**Dataset excerpt**:
━━━━━━━━

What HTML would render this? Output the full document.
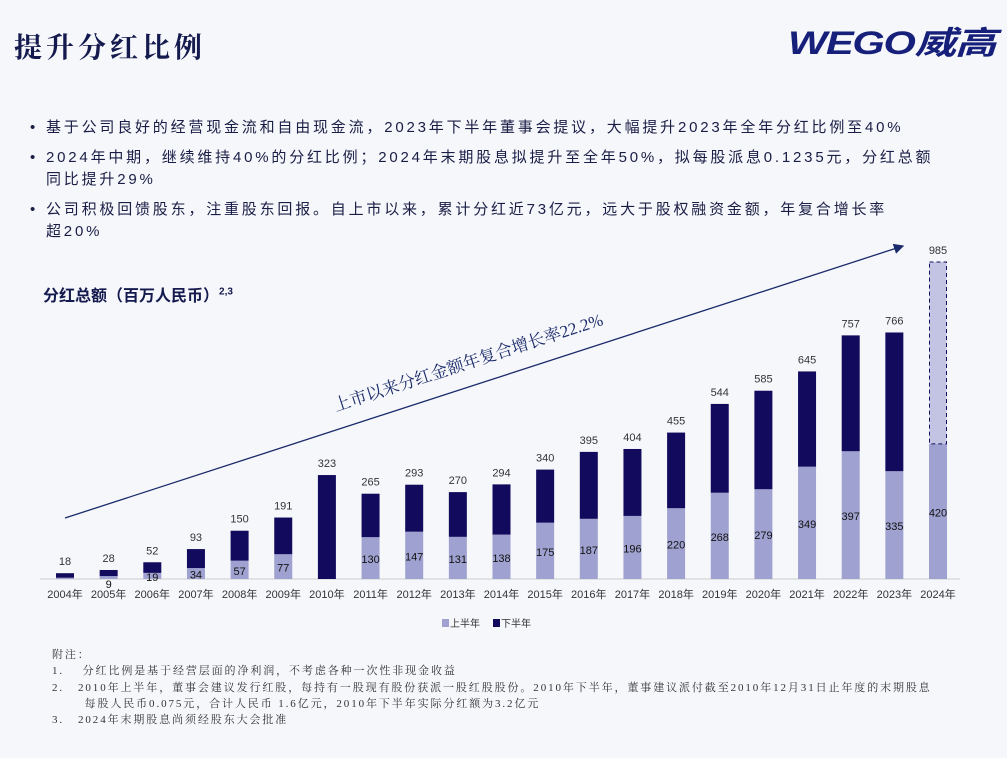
<!DOCTYPE html>
<html><head><meta charset="utf-8">
<style>
body{margin:0;width:1007px;height:758px;overflow:hidden;background:#f6f7fb;font-family:"Liberation Sans","Noto Sans CJK SC",sans-serif;color:#1a1d45;position:relative}
.abs{position:absolute}
#title{left:14px;top:26px;font-family:"Liberation Serif","Noto Serif CJK SC",serif;font-weight:bold;font-size:28px;color:#141a4e;letter-spacing:4px}
#logo{left:788px;top:18px;font-weight:bold;font-style:italic;font-size:32px;color:#16207a;letter-spacing:-1px;transform:scaleX(1.3);transform-origin:left top}
.bul{left:30px;font-size:15px;color:#1a1d45;line-height:22px;width:960px;letter-spacing:2.8px}
.bul span{position:absolute;left:0}
.bul div{margin-left:16px}
#ctitle{left:43px;top:282px;font-size:16px;font-weight:bold;color:#141a4e}
#notes{left:52px;top:647px;font-size:11px;line-height:16.3px;color:#333;font-family:"Liberation Serif","Noto Serif CJK SC",serif;letter-spacing:1.9px;white-space:nowrap}
</style></head><body>
<div id="title" class="abs">提升分红比例</div>
<div id="logo" class="abs">WEGO威高</div>
<div class="abs bul" style="top:117px"><span>•</span><div>基于公司良好的经营现金流和自由现金流，2023年下半年董事会提议，大幅提升2023年全年分红比例至40%</div></div>
<div class="abs bul" style="top:147px"><span>•</span><div>2024年中期，继续维持40%的分红比例；2024年末期股息拟提升至全年50%，拟每股派息0.1235元，分红总额<br>同比提升29%</div></div>
<div class="abs bul" style="top:199px"><span>•</span><div>公司积极回馈股东，注重股东回报。自上市以来，累计分红近73亿元，远大于股权融资金额，年复合增长率<br>超20%</div></div>
<div id="ctitle" class="abs">分红总额（百万人民币）<sup style="font-size:10px">2,3</sup></div>
<svg id="chart" class="abs" style="left:0;top:0" width="1007" height="758"></svg>
<div id="notes" class="abs">附注：<br>1.&nbsp;&nbsp;&nbsp; 分红比例是基于经营层面的净利润，不考虑各种一次性非现金收益<br>2.&nbsp;&nbsp; 2010年上半年，董事会建议发行红股，每持有一股现有股份获派一股红股股份。2010年下半年，董事建议派付截至2010年12月31日止年度的末期股息<br>&nbsp;&nbsp;&nbsp;&nbsp;&nbsp;&nbsp; 每股人民币0.075元，合计人民币 1.6亿元，2010年下半年实际分红额为3.2亿元<br>3.&nbsp;&nbsp; 2024年末期股息尚须经股东大会批准</div>
<script>
const years=["2004年","2005年","2006年","2007年","2008年","2009年","2010年","2011年","2012年","2013年","2014年","2015年","2016年","2017年","2018年","2019年","2020年","2021年","2022年","2023年","2024年"];
const firstHalf=[4,9,19,34,57,77,0,130,147,131,138,175,187,196,220,268,279,349,397,335,420];
const totals=[18,28,52,93,150,191,323,265,293,270,294,340,395,404,455,544,585,645,757,766,985];
const ns="http://www.w3.org/2000/svg";
const svg=document.getElementById('chart');
const base=579, k=317/985, x0=65, step=43.65, bw=18;
const X=i=>x0+i*step, Y=v=>base-v*k;
function el(t,a,p){const e=document.createElementNS(ns,t);for(const q in a)e.setAttribute(q,a[q]);(p||svg).appendChild(e);return e;}
const axis=el('line',{x1:40,y1:base,x2:960,y2:base,stroke:'#ccc','stroke-width':1});


const defs=el('defs',{});
const mk=el('marker',{id:'ah',markerWidth:8,markerHeight:8,refX:7,refY:4,orient:'auto'},defs);
el('path',{d:'M0,0 L8,4 L0,8 z',fill:'#1a2a6a'},mk);
const arr=el('line',{x1:65,y1:518,x2:903,y2:246,stroke:'#1a2a6a','stroke-width':1.3,'marker-end':'url(#ah)'});


const at=el('text',{x:470,y:368,'text-anchor':'middle','font-size':17,fill:'#1a2a6a','font-family':'"Liberation Serif","Noto Serif CJK SC",serif',transform:'rotate(-18 470 368)'});
at.textContent='上市以来分红金额年复合增长率22.2%';


years.forEach((y,i)=>{
  const cx=X(i), last=i===years.length-1;
  const r1=el('rect',{x:cx-bw/2,y:Y(firstHalf[i]),width:bw,height:firstHalf[i]*k,fill:'#9fa2d0'});
  
  
  const h2=totals[i]-firstHalf[i];
  const r2=el('rect',last?{x:cx-bw/2+0.5,y:Y(totals[i]),width:bw-1,height:h2*k,fill:'#c3c4e3',stroke:'#140f5e','stroke-dasharray':'4,3','stroke-width':1}:{x:cx-bw/2,y:Y(totals[i]),width:bw,height:h2*k,fill:'#120a5c'});
  
  
  const t=el('text',{x:cx,y:Y(totals[i])-8,'text-anchor':'middle','font-size':11,fill:'#333'});
  t.textContent=totals[i];
  
  
  if(firstHalf[i]>=9){
    let ly=base-firstHalf[i]*k/2+5; if(firstHalf[i]<15) ly=base+9;
    const f=el('text',{x:cx,y:ly,'text-anchor':'middle','font-size':11,fill:'#111'});
    f.textContent=firstHalf[i];
    
    
  }
  const xl=el('text',{x:cx,y:598,'text-anchor':'middle','font-size':11,fill:'#333'});
  xl.textContent=y;
  
  
});
const lg=el('g',{});


el('rect',{x:442,y:619,width:7,height:8,fill:'#9fa2d0'},lg);
const l1=el('text',{x:450,y:627,'font-size':10,fill:'#333'},lg);l1.textContent='上半年';
el('rect',{x:493,y:619,width:7,height:8,fill:'#120a5c'},lg);
const l2=el('text',{x:501,y:627,'font-size':10,fill:'#333'},lg);l2.textContent='下半年';
</script>
</body></html>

━━━━━━━━

**What you need to do**:
Return a copy of every line that includes the word "document".

**The solution**:
What HTML would render this? Output the full document.
const svg=document.getElementById('chart');
function el(t,a,p){const e=document.createElementNS(ns,t);for(const q in a)e.setAttribute(q,a[q]);(p||svg).appendChild(e);return e;}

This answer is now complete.